## Brief
Single out the lines that include the word "with". Copy them.

## Data entries
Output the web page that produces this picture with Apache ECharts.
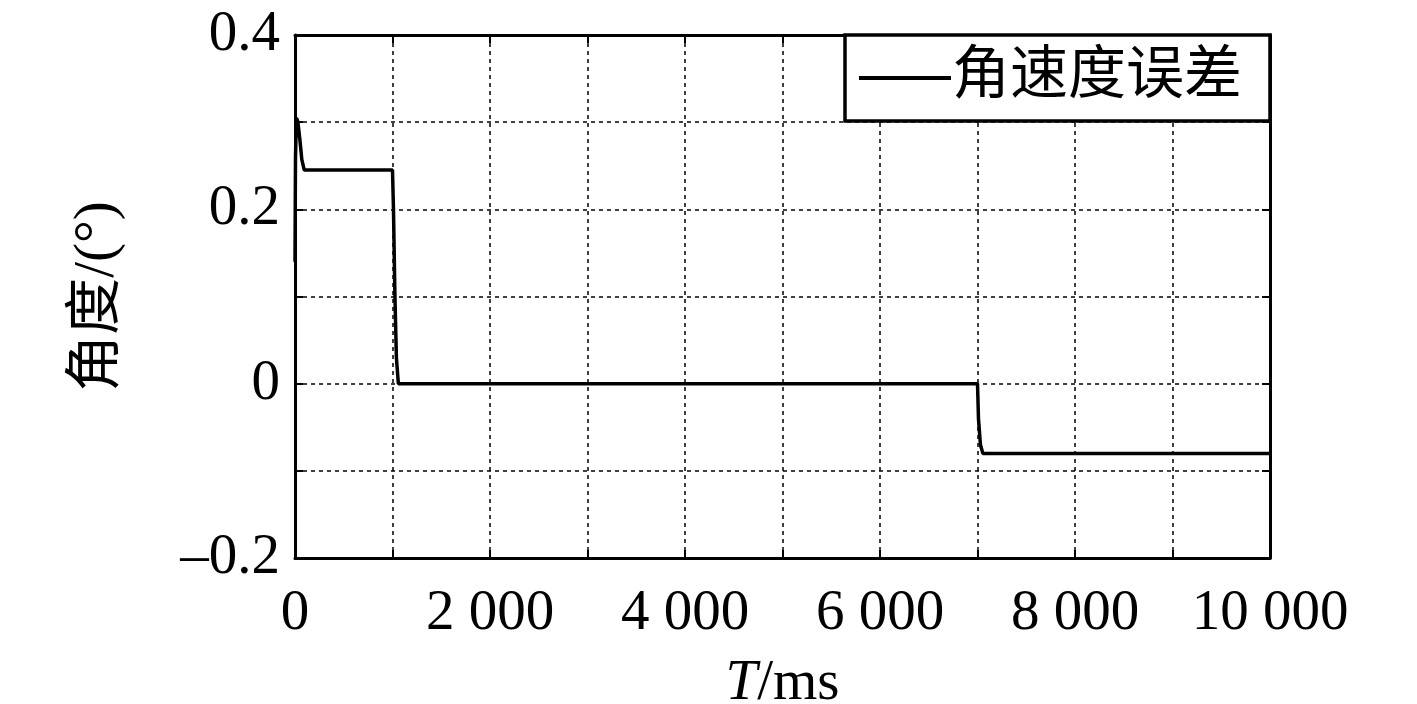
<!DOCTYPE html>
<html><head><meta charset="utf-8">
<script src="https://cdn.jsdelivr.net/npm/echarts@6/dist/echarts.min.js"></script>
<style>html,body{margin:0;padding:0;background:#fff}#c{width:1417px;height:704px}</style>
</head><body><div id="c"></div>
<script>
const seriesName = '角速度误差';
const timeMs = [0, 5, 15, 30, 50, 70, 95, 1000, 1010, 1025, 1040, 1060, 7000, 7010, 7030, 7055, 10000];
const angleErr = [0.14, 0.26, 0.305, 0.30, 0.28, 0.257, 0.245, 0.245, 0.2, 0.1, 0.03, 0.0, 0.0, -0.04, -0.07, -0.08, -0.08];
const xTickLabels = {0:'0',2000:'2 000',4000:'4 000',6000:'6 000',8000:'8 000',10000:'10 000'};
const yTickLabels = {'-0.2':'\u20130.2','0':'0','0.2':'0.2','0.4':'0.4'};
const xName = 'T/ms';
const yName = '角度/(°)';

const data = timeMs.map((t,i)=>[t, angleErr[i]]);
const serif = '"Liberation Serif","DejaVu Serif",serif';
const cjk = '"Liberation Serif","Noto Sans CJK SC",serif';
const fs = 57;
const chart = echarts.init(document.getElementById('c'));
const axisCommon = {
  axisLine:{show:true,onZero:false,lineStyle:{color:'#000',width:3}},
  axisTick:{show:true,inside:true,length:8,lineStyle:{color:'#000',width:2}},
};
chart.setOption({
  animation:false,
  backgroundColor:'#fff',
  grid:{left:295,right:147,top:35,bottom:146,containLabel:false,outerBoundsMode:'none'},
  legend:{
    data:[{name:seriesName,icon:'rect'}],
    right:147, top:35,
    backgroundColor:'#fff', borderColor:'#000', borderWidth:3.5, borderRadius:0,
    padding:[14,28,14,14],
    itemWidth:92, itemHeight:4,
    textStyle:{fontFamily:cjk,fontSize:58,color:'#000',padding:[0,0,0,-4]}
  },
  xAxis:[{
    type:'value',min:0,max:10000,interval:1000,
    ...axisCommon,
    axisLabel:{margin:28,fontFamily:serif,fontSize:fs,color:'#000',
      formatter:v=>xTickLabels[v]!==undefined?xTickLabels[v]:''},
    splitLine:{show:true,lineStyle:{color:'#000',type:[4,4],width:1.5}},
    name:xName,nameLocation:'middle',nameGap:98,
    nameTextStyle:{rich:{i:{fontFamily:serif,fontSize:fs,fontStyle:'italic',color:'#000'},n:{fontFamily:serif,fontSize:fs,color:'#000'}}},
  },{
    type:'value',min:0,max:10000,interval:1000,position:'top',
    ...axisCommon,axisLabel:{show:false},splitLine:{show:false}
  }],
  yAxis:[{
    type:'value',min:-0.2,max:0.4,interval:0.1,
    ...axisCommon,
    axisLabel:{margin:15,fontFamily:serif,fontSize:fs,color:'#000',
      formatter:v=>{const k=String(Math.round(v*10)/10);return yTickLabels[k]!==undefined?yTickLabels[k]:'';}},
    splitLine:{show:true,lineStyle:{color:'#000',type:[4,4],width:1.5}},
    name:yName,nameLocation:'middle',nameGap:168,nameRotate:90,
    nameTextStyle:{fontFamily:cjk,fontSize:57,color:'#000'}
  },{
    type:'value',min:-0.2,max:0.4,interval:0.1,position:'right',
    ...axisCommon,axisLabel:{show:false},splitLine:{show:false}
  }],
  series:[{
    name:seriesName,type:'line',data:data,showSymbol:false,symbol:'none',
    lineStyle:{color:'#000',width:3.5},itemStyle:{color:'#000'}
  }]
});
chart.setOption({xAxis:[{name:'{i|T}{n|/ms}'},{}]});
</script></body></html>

* * *

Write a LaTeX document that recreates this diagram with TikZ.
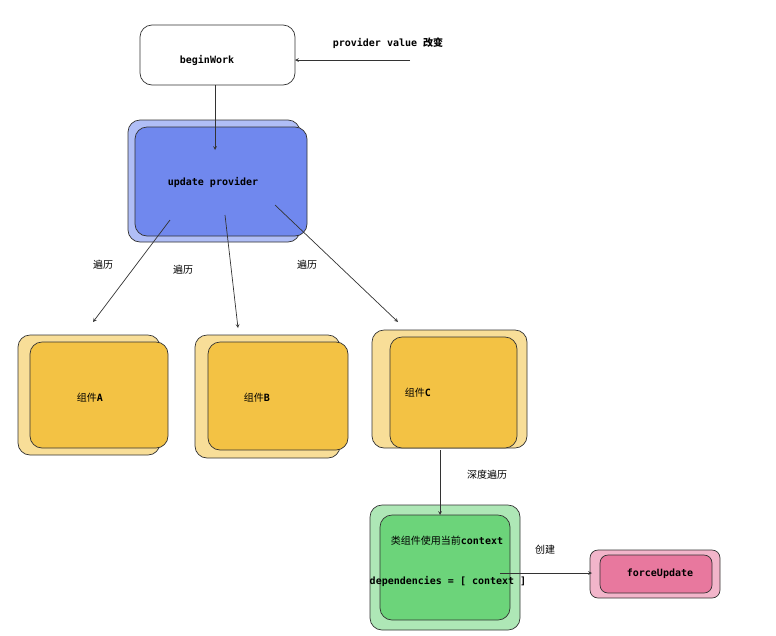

## Written response
Output the web page that produces this picture with Apache ECharts.
Write a LaTeX document that recreates this diagram with TikZ.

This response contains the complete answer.